When I visited the Winchester Law Courts recently (pictured above), I was struck by how our legal institutions strike awe in those who come into contact with them. The traditions and established procedure are part of creating trust that fair outcomes will prevail.
That is not to say all is perfect in the legal system – far from it. In particular, and especially since Covid but exacerbated by the increasing complexity of digital evidence, the backlogs in the system have become too long. In his recent report, Sir Brian Leveson proposes a significant shake-up of the criminal justice system to tackle the huge backlog of cases awaiting trial.
But there are very major concerns from many – and not just people like me, but even some of the government’s own backbenchers – about what Justice Secretary David Lammy has now announced he plans to do.

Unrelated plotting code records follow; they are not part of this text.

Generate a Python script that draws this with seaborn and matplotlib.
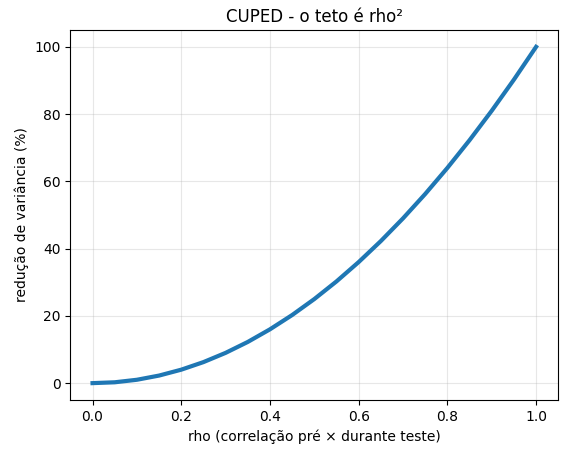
import matplotlib
matplotlib.use("Agg")
import matplotlib.pyplot as plt
import seaborn as sns
import pandas as pd

rho = [0.0, 0.05, 0.1, 0.15, 0.2, 0.25, 0.3, 0.35, 0.4, 0.45, 0.5,
       0.55, 0.6, 0.65, 0.7, 0.75, 0.8, 0.85, 0.9, 0.95, 1.0]
reducao = [0.0, 0.25, 1.0, 2.25, 4.0, 6.25, 9.0, 12.25, 16.0, 20.25, 25.0,
           30.25, 36.0, 42.25, 49.0, 56.25, 64.0, 72.25, 81.0, 90.25, 100.0]

df = pd.DataFrame({"rho": rho, "red": reducao})

fig, ax = plt.subplots(figsize=(5.72, 4.55), dpi=100)
sns.lineplot(data=df, x="rho", y="red", ax=ax, color="#1f77b4", linewidth=3)
ax.grid(True, alpha=0.3)
ax.set_title("CUPED - o teto é rho²")
ax.set_xlabel("rho (correlação pré × durante teste)")
ax.set_ylabel("redução de variância (%)")
fig.subplots_adjust(left=0.123, right=0.976, top=0.934, bottom=0.121)
fig.savefig("out.png", dpi=100)
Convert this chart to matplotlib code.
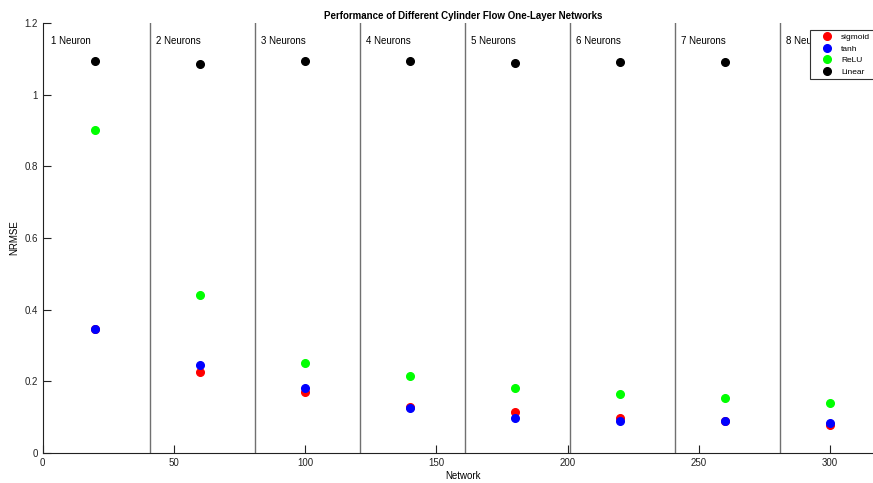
import numpy as np
import matplotlib
matplotlib.use("Agg")
import matplotlib.pyplot as plt

plt.rcParams['font.family'] = ['Liberation Sans', 'DejaVu Sans']

# one network per neuron count, centred in its band
networks = [20, 60, 100, 140, 180, 220, 260, 300]
band_edges = [41, 81, 121, 161, 201, 241, 281]
band_labels = ['1 Neuron', '2 Neurons', '3 Neurons', '4 Neurons',
               '5 Neurons', '6 Neurons', '7 Neurons', '8 Neurons']

nrmse_sigmoid = [0.346, 0.226, 0.170, 0.128, 0.114, 0.098, 0.090, 0.079]
nrmse_tanh = [0.346, 0.246, 0.182, 0.125, 0.099, 0.089, 0.089, 0.085]
nrmse_relu = [0.901, 0.441, 0.251, 0.214, 0.181, 0.165, 0.153, 0.140]
nrmse_linear = [1.094, 1.086, 1.094, 1.094, 1.088, 1.091, 1.091, 1.093]

fig = plt.figure(figsize=(8.73, 4.83), dpi=100)
ax = fig.add_axes([0.0489, 0.0621, 0.9622, 0.8903])

for xe in band_edges:
    ax.plot([xe, xe], [0, 1.2], color='#707070', lw=1.0, zorder=1)
for i, lab in enumerate(band_labels):
    xt = 3 if i == 0 else band_edges[i - 1] + 2
    ax.text(xt, 1.15, lab, fontsize=7, va='center', ha='left')

ms = 5.5
ax.plot(networks, nrmse_sigmoid, 'o', color='red', ms=ms, label='sigmoid', zorder=3)
ax.plot(networks, nrmse_tanh, 'o', color='blue', ms=ms, label='tanh', zorder=3)
ax.plot(networks, nrmse_relu, 'o', color='#00ff00', ms=ms, label='ReLU', zorder=3)
ax.plot(networks, nrmse_linear, 'o', color='black', ms=ms, label='Linear', zorder=3)

ax.set_xlim(0, 320)
ax.set_ylim(0, 1.2)
ax.set_xticks([0, 50, 100, 150, 200, 250, 300])
ax.set_yticks([0, 0.2, 0.4, 0.6, 0.8, 1.0, 1.2])
ax.set_yticklabels(['0', '0.2', '0.4', '0.6', '0.8', '1', '1.2'])
ax.tick_params(direction='in', length=6, width=0.8, labelsize=7, colors='#222222')
for s in ['top', 'right']:
    ax.spines[s].set_visible(False)
for s in ['left', 'bottom']:
    ax.spines[s].set_linewidth(0.8)
    ax.spines[s].set_color('#222222')

ax.set_xlabel('Network', fontsize=7, labelpad=2)
ax.set_ylabel('NRMSE', fontsize=7, labelpad=4)
ax.set_title('Performance of Different Cylinder Flow One-Layer Networks',
             fontsize=7, fontweight='bold', pad=3)

leg = ax.legend(loc='upper left', bbox_to_anchor=(0.9135, 0.9837), fontsize=6.0,
                frameon=True, fancybox=False, framealpha=1.0, borderaxespad=0,
                handlelength=3.2, handletextpad=0.15,
                borderpad=0.4, labelspacing=0.45)
leg.get_frame().set_edgecolor('#333333')
leg.get_frame().set_linewidth(0.8)

fig.savefig('out.png', dpi=100)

The proposal in the headlines is removing the right to a jury trial for all offences carrying a maximum prison sentence of three years or less. That means cases involving, for example, certain theft, stalking, fraud, burglary and drug offences would in future be heard by a single judge, not a jury.

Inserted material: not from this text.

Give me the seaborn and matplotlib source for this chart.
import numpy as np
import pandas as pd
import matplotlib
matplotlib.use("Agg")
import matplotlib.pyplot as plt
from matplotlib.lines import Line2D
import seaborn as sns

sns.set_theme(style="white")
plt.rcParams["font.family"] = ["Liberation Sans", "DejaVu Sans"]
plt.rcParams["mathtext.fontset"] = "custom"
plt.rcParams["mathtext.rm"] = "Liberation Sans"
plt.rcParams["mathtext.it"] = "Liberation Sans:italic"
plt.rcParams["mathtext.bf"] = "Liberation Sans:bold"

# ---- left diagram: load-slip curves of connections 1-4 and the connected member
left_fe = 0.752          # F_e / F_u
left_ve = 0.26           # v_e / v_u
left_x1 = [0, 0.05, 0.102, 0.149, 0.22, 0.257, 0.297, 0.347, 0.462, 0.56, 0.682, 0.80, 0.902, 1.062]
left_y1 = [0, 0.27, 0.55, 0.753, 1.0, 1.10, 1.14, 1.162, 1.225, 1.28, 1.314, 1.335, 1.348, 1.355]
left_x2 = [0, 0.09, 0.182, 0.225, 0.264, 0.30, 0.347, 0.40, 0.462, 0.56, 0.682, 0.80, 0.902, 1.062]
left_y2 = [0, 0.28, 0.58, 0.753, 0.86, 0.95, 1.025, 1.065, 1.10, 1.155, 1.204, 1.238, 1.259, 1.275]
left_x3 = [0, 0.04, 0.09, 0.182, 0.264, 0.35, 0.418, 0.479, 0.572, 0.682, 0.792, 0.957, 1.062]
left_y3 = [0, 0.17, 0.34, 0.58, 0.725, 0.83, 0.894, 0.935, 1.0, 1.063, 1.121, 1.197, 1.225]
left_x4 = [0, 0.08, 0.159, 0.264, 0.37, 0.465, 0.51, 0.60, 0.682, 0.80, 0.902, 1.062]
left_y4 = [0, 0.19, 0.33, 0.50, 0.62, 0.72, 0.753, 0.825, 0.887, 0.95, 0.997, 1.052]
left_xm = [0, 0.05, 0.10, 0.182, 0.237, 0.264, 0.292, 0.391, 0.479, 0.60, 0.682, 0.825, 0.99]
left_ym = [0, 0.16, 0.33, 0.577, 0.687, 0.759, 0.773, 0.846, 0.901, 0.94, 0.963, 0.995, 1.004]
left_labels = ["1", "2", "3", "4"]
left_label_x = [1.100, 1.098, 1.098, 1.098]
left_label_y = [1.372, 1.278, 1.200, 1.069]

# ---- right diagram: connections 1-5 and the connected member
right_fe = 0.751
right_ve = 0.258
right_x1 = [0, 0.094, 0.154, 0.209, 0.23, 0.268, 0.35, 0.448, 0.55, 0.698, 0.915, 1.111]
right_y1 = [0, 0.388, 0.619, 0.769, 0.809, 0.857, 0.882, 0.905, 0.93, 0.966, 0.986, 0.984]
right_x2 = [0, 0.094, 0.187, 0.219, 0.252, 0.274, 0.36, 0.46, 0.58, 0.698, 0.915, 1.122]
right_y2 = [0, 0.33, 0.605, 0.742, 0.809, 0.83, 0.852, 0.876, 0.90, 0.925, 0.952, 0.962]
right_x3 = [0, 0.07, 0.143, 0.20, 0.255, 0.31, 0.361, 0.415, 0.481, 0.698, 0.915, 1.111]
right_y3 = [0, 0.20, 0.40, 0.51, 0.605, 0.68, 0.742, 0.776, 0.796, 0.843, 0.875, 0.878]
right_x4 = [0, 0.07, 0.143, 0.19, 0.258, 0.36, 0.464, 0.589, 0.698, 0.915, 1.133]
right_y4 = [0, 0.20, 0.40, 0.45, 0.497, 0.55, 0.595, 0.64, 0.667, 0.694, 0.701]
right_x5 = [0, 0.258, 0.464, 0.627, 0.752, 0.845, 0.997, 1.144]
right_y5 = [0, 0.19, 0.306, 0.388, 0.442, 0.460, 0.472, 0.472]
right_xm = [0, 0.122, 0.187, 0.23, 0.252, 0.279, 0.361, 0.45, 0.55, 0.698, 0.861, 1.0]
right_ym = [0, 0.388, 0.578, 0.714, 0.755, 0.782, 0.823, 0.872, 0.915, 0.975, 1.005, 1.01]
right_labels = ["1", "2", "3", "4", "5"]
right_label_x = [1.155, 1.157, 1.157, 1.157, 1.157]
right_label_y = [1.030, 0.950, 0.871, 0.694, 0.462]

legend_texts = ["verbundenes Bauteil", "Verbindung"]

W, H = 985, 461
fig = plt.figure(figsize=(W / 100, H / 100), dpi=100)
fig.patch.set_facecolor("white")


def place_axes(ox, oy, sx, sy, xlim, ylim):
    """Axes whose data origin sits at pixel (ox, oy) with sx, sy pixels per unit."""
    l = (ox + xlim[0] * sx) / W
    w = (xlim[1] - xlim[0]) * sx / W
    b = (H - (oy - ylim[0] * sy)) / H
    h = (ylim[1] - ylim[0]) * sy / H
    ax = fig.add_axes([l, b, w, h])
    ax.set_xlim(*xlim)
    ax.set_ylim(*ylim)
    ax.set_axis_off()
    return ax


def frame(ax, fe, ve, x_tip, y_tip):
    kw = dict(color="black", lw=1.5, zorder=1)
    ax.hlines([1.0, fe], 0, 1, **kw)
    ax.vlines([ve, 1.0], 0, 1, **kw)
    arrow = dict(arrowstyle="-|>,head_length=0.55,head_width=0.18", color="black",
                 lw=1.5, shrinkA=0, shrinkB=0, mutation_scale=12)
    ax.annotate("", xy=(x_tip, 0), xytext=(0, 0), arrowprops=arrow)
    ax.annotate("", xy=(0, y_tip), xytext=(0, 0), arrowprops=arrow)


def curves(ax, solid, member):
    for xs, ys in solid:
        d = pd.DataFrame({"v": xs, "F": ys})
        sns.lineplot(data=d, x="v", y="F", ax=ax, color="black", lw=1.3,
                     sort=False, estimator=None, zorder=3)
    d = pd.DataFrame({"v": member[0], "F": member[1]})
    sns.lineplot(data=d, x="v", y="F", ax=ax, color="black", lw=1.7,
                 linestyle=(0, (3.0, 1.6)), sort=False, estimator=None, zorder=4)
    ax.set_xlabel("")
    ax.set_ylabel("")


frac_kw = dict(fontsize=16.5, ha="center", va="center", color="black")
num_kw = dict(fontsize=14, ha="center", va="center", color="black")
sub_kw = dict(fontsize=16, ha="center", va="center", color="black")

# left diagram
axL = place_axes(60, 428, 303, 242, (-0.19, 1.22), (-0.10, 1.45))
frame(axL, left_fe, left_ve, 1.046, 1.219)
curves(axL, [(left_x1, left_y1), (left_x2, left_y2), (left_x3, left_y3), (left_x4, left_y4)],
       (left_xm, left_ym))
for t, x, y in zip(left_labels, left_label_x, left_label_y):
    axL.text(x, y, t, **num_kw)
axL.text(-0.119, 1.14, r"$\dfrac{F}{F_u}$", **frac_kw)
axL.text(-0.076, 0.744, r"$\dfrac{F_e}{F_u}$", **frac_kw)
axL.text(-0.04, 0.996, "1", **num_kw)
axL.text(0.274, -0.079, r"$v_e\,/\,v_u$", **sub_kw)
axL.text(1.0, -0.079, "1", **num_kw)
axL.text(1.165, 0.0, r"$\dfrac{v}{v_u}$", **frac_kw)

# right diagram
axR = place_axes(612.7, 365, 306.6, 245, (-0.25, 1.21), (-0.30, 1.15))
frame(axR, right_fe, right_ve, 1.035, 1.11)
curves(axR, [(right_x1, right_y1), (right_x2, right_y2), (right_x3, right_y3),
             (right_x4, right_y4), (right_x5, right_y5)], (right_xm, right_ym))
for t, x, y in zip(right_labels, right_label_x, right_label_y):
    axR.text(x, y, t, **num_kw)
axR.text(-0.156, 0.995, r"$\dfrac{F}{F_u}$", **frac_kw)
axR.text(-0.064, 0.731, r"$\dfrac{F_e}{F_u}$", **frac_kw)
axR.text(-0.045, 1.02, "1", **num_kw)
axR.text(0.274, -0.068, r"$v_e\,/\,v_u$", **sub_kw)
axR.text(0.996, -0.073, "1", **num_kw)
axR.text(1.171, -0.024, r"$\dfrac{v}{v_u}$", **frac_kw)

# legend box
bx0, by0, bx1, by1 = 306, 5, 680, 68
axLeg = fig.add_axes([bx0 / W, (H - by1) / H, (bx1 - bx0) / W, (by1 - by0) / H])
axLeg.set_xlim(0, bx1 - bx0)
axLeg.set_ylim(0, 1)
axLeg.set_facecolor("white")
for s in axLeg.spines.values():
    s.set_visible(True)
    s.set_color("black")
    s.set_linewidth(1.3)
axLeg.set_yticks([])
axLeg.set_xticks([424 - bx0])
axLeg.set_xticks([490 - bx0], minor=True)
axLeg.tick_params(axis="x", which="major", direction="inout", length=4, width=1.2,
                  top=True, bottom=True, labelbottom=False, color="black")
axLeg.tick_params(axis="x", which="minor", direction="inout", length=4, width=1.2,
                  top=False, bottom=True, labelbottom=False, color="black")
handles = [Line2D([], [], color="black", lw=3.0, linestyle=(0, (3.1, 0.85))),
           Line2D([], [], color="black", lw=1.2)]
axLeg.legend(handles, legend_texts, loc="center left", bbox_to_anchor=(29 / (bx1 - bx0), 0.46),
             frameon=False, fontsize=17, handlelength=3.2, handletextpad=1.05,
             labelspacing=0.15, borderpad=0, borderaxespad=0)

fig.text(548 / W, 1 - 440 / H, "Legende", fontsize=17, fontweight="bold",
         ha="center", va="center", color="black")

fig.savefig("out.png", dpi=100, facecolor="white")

The long-standing right of defendants in ‘either-way’ cases to choose whether their trial is held in the Magistrates’ Court, or the Crown Court would also disappear. Instead, a judge would decide. Magistrates’ sentencing powers would expand from a maximum of one year to at least 18 months, and possibly 24 months.

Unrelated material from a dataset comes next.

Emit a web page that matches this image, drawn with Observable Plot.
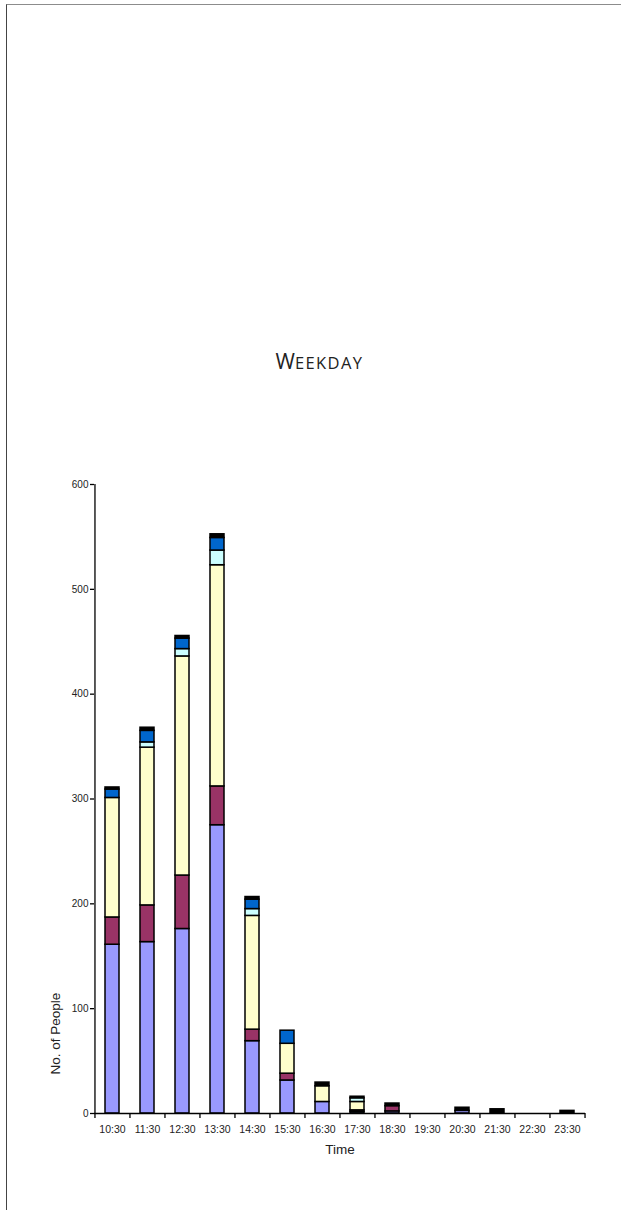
<!DOCTYPE html>
<html>
<head>
<meta charset="utf-8">
<script src="https://cdn.jsdelivr.net/npm/d3@7"></script>
<script src="https://cdn.jsdelivr.net/npm/@observablehq/plot@0.6"></script>
<style>
  html, body { margin: 0; padding: 0; background: #fff; }
  #wrap { position: relative; width: 621px; height: 1210px; overflow: hidden; }
  #border { position: absolute; left: 6px; top: 4px; width: 640px; height: 1300px;
            border-top: 1px solid #8c8c8c; border-left: 1px solid #444; }
  #title { position: absolute; left: 9px; width: 621px; top: 347px; text-align: center;
           font-family: "Open Sans", sans-serif; font-size: 21px; line-height: 28px;
           color: #222; margin: 0; font-weight: normal; }
  #title .sc { font-size: 16.5px; letter-spacing: 1.4px; }
  #chart { position: absolute; left: 0; top: 0; }
</style>
</head>
<body>
<div id="wrap">
  <div id="border"></div>
  <div id="title">W<span class="sc">EEKDAY</span></div>
  <div id="chart"></div>
</div>
<script>
const times = ["10:30","11:30","12:30","13:30","14:30","15:30","16:30","17:30","18:30","19:30","20:30","21:30","22:30","23:30"];
const seriesNames = ["Series 1","Series 2","Series 3","Series 4","Series 5","Series 6"];
const seriesColors = ["#9999FF","#993366","#FFFFCC","#CCFFFF","#0066CC","#000000"];
const s1 = [161, 163.5, 176, 275, 69, 31.5, 11, 1.5, 2, 0, 2.5, 0, 0, 0];
const s2 = [26, 35, 51, 37, 11, 6.5, 0, 1.5, 5, 0, 0, 0, 0, 0];
const s3 = [114, 150.5, 209, 211, 108.5, 28.5, 15, 8, 0, 0, 0, 0, 0, 0];
const s4 = [0, 5, 7, 14, 6.5, 0, 0, 3.5, 0, 0, 0, 0, 0, 0];
const s5 = [8, 11, 10, 12, 9, 12.5, 0, 0, 0, 0, 0, 0, 0, 0];
const s6 = [2, 3, 2.5, 3.5, 2.5, 0, 3.5, 1.5, 2.5, 0, 3, 4, 0, 2.5];
const yTicks = [0, 100, 200, 300, 400, 500, 600];

const allSeries = [s1, s2, s3, s4, s5, s6];
const data = [];
allSeries.forEach((vals, si) => {
  vals.forEach((v, i) => {
    if (v > 0) data.push({time: times[i], series: seriesNames[si], value: v});
  });
});

const W = 621, H = 1210, ML = 94, MR = 36, MT = 484, MB = 97;
const step = (W - ML - MR) / times.length;
const font = "'Liberation Sans', Arial, sans-serif";

const chart = Plot.plot({
  width: W,
  height: H,
  marginLeft: ML,
  marginRight: MR,
  marginTop: MT,
  marginBottom: MB,
  style: {fontFamily: font, color: "#222", background: "transparent", overflow: "visible"},
  x: {domain: times, paddingInner: 0.6, paddingOuter: 0.3, axis: null},
  y: {domain: [0, 600], axis: null},
  color: {domain: seriesNames, range: seriesColors},
  marks: [
    Plot.barY(data, {x: "time", y: "value", fill: "series", stroke: "#000", strokeWidth: 1.5}),
    Plot.axisY({ticks: yTicks, tickSize: 4, tickPadding: 2, fontSize: 10, label: null, stroke: "#000", strokeWidth: 1.3}),
    Plot.axisX({tickSize: 0, tickPadding: 12, fontSize: 10.5, label: null}),
    Plot.ruleX([times[0]], {y1: 0, y2: 600, dx: -step / 2, stroke: "#000", strokeWidth: 1.3}),
    Plot.ruleY([0], {stroke: "#000", strokeWidth: 1.3}),
    Plot.ruleX(times, {y1: 0, y2: -4.8, dx: -step / 2, stroke: "#000", strokeWidth: 1.3}),
    Plot.ruleX([times[times.length - 1]], {y1: 0, y2: -4.8, dx: step / 2, stroke: "#000", strokeWidth: 1.3}),
    Plot.text(["Time"], {frameAnchor: "bottom", dy: 40, fontSize: 13.5, fill: "#222"}),
    Plot.text(["No. of People"], {frameAnchor: "bottom-left", dx: -35, dy: -39, rotate: -90, fontSize: 13.5, fill: "#222"})
  ]
});
document.getElementById("chart").appendChild(chart);
</script>
</body>
</html>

I get the drive to reduce the backlog in the courts, but restricting jury trial like this is not the way to do it. Since Magna Carta, being judged by a jury of one’s peers has been a cornerstone of our justice system.
Many, including some of the Justice Secretary’s own MPs, fear that vulnerable defendants or those from certain groups could be judged more harshly by a single individual than by a diverse group of ordinary people, drawn at random from the citizenry.
The Separation of Powers is clear – that the judiciary is separate from and independent from the executive (the government) and the legislature (Parliament). I know from my time at the Ministry of Justice that this separation is fiercely, and rightly, defended.
But all branches of the constitution rely on public trust. I do worry that this move could erode public trust in the criminal justice system, at a time when trust in our institutions is under more strain.
Legal professionals have expressed misgivings. In its Monday Message last week, the Criminal Bar Association quotes Winston Churchill: “The jury system has come to stand for all we mean by English justice. The scrutiny of 12 honest jurors provides defendants and plaintiffs alike a safeguard from arbitrary perversion of the law.”
There is also a practical question: will this actually fix the backlog? Given the relatively small number of jury trials overall, critics argue the impact will be less than imagined.
It is estimated that up to 20% of courtrooms sit unused, even as cases pile up. Would it not make more sense first to run courts at full capacity - longer days, more sitting days? After all, crime does not pause because the courts are closed.